-- start Stored data --

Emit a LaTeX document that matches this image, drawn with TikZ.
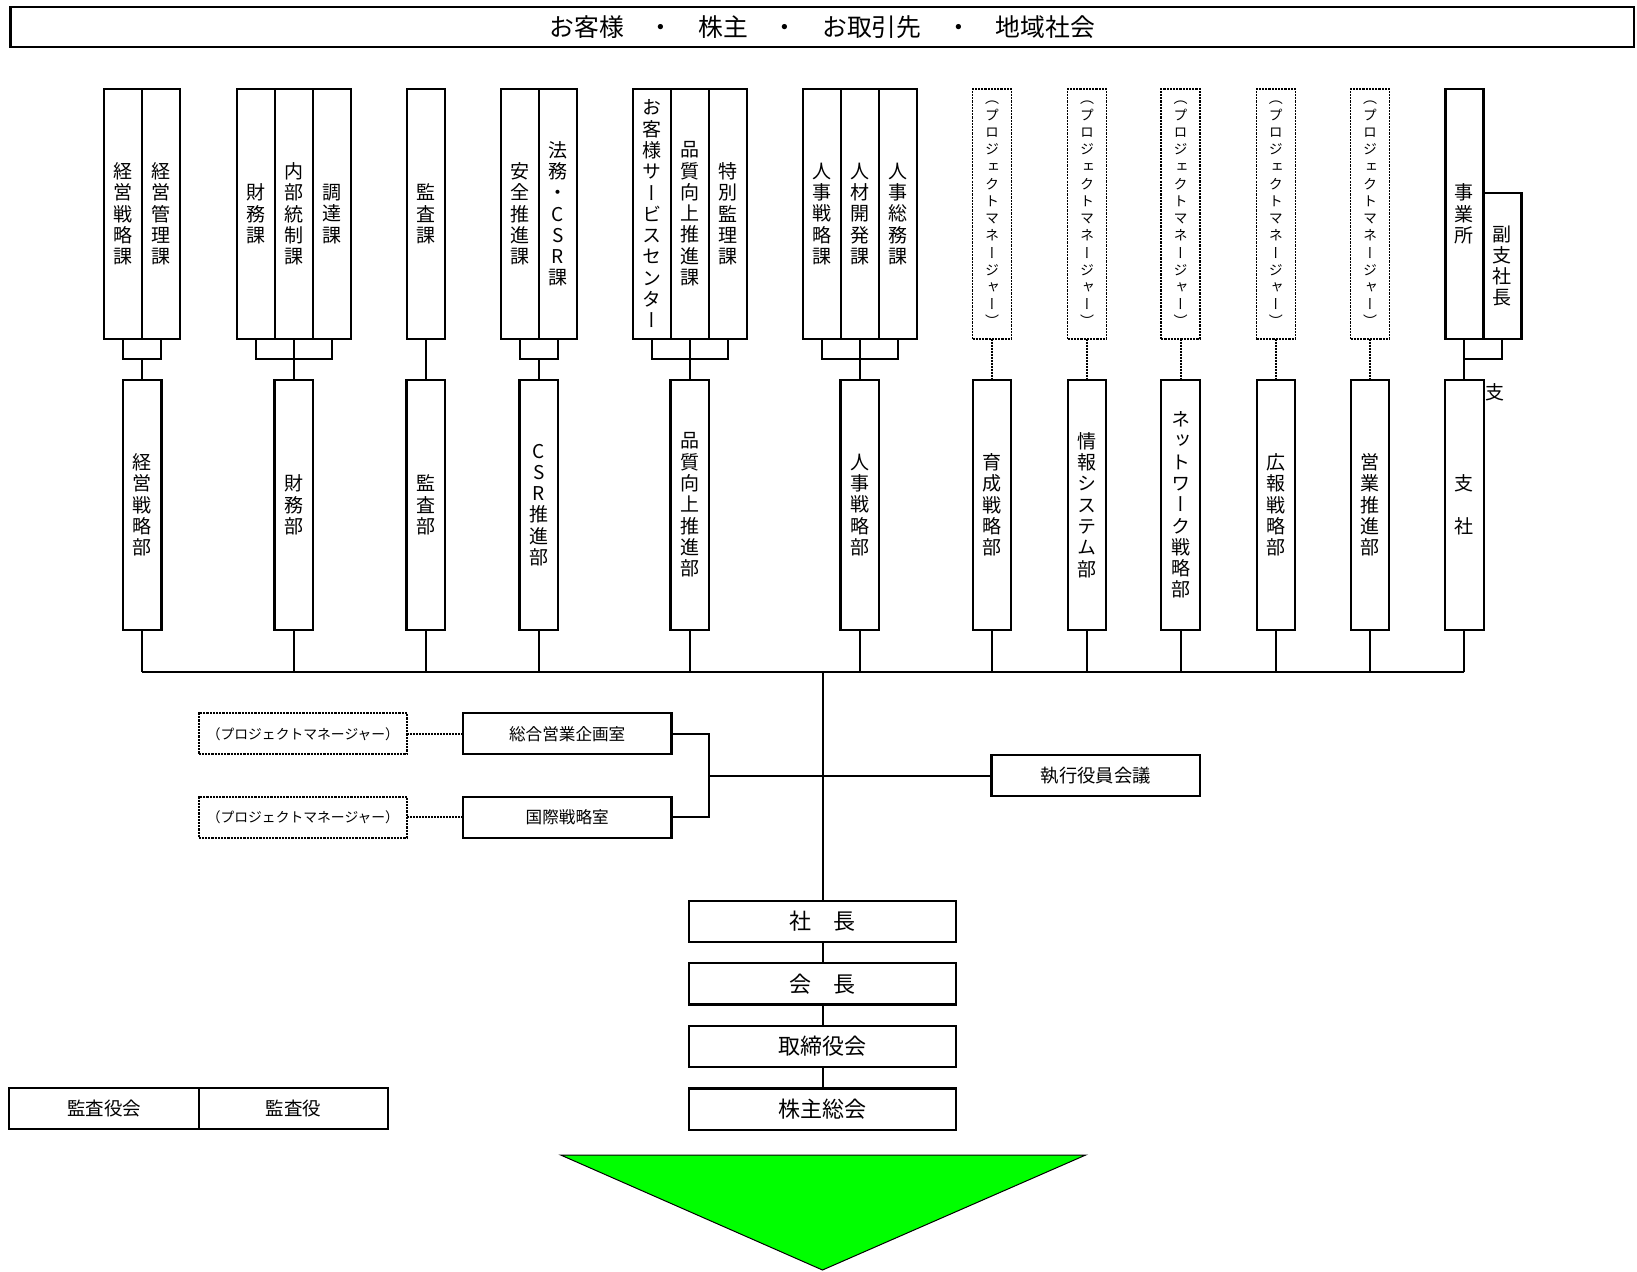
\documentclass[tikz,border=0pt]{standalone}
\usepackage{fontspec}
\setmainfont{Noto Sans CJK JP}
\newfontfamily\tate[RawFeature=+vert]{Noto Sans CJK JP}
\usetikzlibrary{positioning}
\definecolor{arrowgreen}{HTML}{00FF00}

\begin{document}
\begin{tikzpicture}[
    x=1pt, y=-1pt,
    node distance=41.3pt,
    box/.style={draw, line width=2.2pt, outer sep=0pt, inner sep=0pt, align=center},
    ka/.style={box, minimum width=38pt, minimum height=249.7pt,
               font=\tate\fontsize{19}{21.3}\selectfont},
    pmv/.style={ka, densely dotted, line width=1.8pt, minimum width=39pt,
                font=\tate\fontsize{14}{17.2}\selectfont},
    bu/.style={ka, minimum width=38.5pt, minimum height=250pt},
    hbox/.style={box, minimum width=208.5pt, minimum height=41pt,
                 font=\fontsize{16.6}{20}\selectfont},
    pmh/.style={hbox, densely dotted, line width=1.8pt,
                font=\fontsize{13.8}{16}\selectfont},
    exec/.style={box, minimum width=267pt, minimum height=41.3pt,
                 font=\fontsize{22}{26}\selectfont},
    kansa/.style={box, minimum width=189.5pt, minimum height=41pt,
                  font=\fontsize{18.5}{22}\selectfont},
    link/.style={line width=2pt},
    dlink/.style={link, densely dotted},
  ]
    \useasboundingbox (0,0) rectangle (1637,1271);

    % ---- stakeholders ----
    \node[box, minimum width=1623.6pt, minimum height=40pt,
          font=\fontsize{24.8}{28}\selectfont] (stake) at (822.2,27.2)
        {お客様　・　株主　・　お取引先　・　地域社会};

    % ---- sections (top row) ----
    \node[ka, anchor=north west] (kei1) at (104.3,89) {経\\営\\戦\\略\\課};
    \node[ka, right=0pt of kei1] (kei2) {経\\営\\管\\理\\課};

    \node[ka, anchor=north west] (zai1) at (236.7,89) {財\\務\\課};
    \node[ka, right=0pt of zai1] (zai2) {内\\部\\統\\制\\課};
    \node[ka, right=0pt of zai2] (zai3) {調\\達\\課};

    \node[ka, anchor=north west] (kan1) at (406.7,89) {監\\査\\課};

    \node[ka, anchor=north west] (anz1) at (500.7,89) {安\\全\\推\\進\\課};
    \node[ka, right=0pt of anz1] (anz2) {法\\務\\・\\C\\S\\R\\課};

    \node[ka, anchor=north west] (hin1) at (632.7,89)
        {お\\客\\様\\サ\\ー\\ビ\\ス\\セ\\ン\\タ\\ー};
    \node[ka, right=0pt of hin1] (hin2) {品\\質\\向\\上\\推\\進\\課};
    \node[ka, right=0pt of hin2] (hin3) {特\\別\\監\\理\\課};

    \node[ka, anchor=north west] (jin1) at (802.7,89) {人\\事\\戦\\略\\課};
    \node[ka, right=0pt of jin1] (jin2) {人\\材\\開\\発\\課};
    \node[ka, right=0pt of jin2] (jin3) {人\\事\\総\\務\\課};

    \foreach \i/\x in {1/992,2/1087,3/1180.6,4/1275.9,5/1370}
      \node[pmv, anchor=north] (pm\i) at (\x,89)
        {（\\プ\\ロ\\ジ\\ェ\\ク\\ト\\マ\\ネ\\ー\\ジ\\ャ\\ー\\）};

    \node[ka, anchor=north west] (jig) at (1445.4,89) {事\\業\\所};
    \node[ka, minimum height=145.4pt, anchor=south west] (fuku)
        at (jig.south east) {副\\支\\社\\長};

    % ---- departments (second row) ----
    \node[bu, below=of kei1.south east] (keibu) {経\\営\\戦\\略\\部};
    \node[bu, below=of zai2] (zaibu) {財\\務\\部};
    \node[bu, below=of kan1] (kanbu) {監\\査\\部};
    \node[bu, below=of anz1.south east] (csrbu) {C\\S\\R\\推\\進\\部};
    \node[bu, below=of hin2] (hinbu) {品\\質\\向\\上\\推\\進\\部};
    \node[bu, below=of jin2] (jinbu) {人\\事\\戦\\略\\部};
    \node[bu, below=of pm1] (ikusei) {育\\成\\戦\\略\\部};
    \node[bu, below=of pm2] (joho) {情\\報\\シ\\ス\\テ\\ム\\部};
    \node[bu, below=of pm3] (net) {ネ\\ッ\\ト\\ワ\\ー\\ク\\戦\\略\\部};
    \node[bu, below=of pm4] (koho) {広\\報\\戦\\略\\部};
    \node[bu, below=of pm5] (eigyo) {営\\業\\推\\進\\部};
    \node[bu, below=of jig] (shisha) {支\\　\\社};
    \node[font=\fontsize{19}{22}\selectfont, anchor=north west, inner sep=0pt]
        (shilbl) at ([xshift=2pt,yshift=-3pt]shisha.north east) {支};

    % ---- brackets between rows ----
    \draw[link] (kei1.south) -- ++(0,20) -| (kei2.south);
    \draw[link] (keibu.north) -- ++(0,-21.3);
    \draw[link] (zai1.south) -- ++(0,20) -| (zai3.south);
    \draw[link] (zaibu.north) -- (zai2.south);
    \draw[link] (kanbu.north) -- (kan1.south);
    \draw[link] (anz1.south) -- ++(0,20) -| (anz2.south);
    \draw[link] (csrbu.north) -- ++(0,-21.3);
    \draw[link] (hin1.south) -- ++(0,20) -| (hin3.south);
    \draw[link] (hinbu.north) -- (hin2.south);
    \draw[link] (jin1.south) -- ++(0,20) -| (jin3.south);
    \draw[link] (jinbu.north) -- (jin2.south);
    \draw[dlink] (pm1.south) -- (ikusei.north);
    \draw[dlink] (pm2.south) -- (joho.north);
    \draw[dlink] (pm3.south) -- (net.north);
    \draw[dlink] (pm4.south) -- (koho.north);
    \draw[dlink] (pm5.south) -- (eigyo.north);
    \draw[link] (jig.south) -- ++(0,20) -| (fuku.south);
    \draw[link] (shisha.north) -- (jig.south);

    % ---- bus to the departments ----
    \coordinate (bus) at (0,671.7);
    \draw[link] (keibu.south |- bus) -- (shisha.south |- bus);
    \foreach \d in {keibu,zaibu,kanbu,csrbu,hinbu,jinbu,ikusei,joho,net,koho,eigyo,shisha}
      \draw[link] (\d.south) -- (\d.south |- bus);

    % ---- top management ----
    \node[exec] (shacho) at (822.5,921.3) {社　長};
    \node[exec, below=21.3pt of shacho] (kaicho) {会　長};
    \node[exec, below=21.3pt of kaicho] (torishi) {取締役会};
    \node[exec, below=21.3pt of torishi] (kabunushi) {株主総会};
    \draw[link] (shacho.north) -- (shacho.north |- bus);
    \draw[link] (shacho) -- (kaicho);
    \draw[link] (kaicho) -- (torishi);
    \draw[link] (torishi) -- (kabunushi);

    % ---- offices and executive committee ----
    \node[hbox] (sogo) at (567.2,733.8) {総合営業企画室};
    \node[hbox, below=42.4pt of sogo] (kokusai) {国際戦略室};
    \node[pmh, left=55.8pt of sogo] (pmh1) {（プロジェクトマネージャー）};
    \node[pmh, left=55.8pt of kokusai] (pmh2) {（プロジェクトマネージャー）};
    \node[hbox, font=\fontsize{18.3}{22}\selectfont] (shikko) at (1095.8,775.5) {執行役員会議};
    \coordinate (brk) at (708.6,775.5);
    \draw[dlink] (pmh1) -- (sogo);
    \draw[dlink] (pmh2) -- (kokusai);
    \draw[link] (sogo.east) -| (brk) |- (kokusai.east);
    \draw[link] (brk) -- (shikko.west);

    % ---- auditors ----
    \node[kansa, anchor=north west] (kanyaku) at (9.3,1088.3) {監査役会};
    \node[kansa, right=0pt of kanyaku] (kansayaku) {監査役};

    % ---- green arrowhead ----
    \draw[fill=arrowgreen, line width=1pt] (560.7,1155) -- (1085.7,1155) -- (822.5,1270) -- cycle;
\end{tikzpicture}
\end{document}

-- end Stored data --

## Given instruction:
Skip every picture and return the lines above from the top through the one that contains "right=0pt of anz1]".

## Written answer:
Emit a LaTeX document that matches this image, drawn with TikZ.
\documentclass[tikz,border=0pt]{standalone}
\usepackage{fontspec}
\setmainfont{Noto Sans CJK JP}
\newfontfamily\tate[RawFeature=+vert]{Noto Sans CJK JP}
\usetikzlibrary{positioning}
\definecolor{arrowgreen}{HTML}{00FF00}

\begin{document}
\begin{tikzpicture}[
    x=1pt, y=-1pt,
    node distance=41.3pt,
    box/.style={draw, line width=2.2pt, outer sep=0pt, inner sep=0pt, align=center},
    ka/.style={box, minimum width=38pt, minimum height=249.7pt,
               font=\tate\fontsize{19}{21.3}\selectfont},
    pmv/.style={ka, densely dotted, line width=1.8pt, minimum width=39pt,
                font=\tate\fontsize{14}{17.2}\selectfont},
    bu/.style={ka, minimum width=38.5pt, minimum height=250pt},
    hbox/.style={box, minimum width=208.5pt, minimum height=41pt,
                 font=\fontsize{16.6}{20}\selectfont},
    pmh/.style={hbox, densely dotted, line width=1.8pt,
                font=\fontsize{13.8}{16}\selectfont},
    exec/.style={box, minimum width=267pt, minimum height=41.3pt,
                 font=\fontsize{22}{26}\selectfont},
    kansa/.style={box, minimum width=189.5pt, minimum height=41pt,
                  font=\fontsize{18.5}{22}\selectfont},
    link/.style={line width=2pt},
    dlink/.style={link, densely dotted},
  ]
    \useasboundingbox (0,0) rectangle (1637,1271);

    % ---- stakeholders ----
    \node[box, minimum width=1623.6pt, minimum height=40pt,
          font=\fontsize{24.8}{28}\selectfont] (stake) at (822.2,27.2)
        {お客様　・　株主　・　お取引先　・　地域社会};

    % ---- sections (top row) ----
    \node[ka, anchor=north west] (kei1) at (104.3,89) {経\\営\\戦\\略\\課};
    \node[ka, right=0pt of kei1] (kei2) {経\\営\\管\\理\\課};

    \node[ka, anchor=north west] (zai1) at (236.7,89) {財\\務\\課};
    \node[ka, right=0pt of zai1] (zai2) {内\\部\\統\\制\\課};
    \node[ka, right=0pt of zai2] (zai3) {調\\達\\課};

    \node[ka, anchor=north west] (kan1) at (406.7,89) {監\\査\\課};

    \node[ka, anchor=north west] (anz1) at (500.7,89) {安\\全\\推\\進\\課};
    \node[ka, right=0pt of anz1] (anz2) {法\\務\\・\\C\\S\\R\\課};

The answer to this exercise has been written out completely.